Schulz: Chris, what’s in it for you? What made you want to start making music with the band again?

Russell: Scott has been the main songwriter for The Argument since the beginning, and has always been really good about bringing it in and putting our little spin on stuff. He brought in songs that just fit. It immediately got us talking again. The chat messages, four way messages going off 50 in a row because somebody’s excited about stuff. Getting back together was a no-brainer if we could make it work. It’s always been an issue, 17 years of moving sometimes further apart. But with technology, it’s been really great being able to demo some songs and things like that.

Schulz: Scott, what about you?

Simons: What Chris said. It really comes down to songs. And there was such a specific way of writing when we were together that I guess was hard to find again. You know it’s different when you’re writing stuff when you’re 26, now I’m 46. It was trying to figure out, “What did we used to do and how do we just do that and have fun?” I think the biggest difference between the two things is now we just want to be together. We want to write fun music. We want to tell good stories, and we love just seeing people online have that nostalgia for the sound.

Schulz: What role does Morgantown and West Virginia continue to play in your music, despite the fact that a few of you have moved on?

Russell: We left Morgantown two years ago for North Carolina, but Morgantown for us, for me, has been since the ’90s my home. It’s been, even though I’m from another place in West Virginia, I consider it home. And it’s so awesome to go back to a place where you had so many roots put down for so many years, and still see a lot of the same people and then their kids.

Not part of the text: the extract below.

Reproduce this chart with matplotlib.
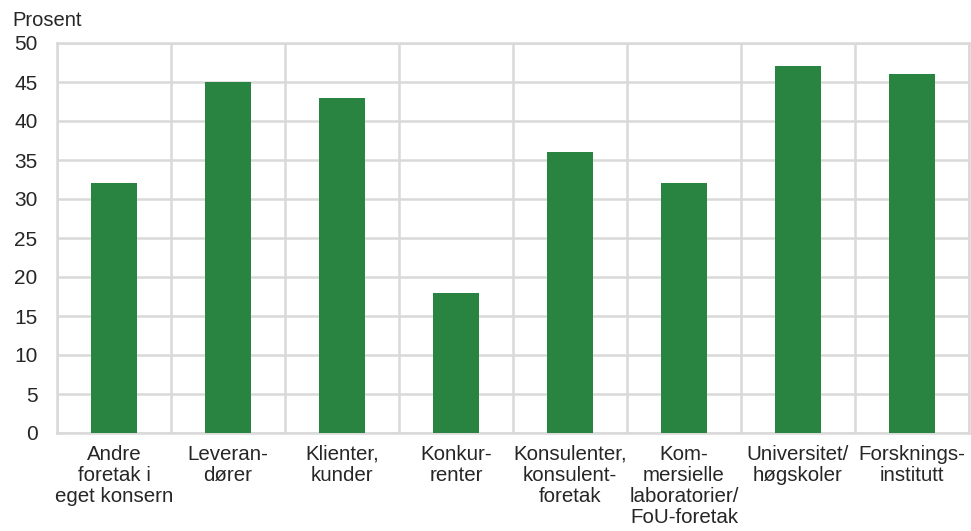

Simons: There was no other town that we could have done what we did. We got to be in this vibrant college town in the middle of nowhere in the middle of everything at the same time. We could get to New York City in one trip in six hours and we could get to Charlotte in six or seven hours. We could get to Chicago in eight to 10 hours and we could get to Nashville in 10 hours. We were in the middle of everything with low overhead, teaching lessons and being involved in the community. We got to educate kids there at the time through private lessons, some of us in schools. Now those kids are killing it, and so we get to see that happen, which is incredible. 

We took pride at the time being from Morgantown and being from West Virginia and busting stereotypes. Now for us, all our memories and everything emotional about the band centers around our time being in Morgantown. You can’t, I mean, there’s no way to separate The Argument from Morgantown, even if the members move out. That’s part of who we are.

Schulz: Before you moved away Chris, you started a local music school here in Morgantown called Pop Shop. And between that and the band, I was curious to know what you think about your legacy locally.

Russell: In The Argument, we started Pop Shop. Can we teach the younger generation, high school students about vocal blending? Or can we talk about songwriting or the business of what we do and how we stay on the road? It’s amazing to see the bands that have come from that program, and how they’re sort of populating a lot of the bands around there. The word I hear over and over again is, “I wish this was around when I was young.”

Simons: I wish it was around when I was young.

Russell: Same. You know, I really do but you know, we found our own way somehow, and then we can help others to find a way. And the people that we employ in Pop Shop are musicians.

Simons: I’m really proud of the legacy we left with our music and our community involvement. And I’m really happy that we get to somehow still touch that nerve and exercise those muscles and do it again.


The Argument’s single “Drag” is out now with more music on the way.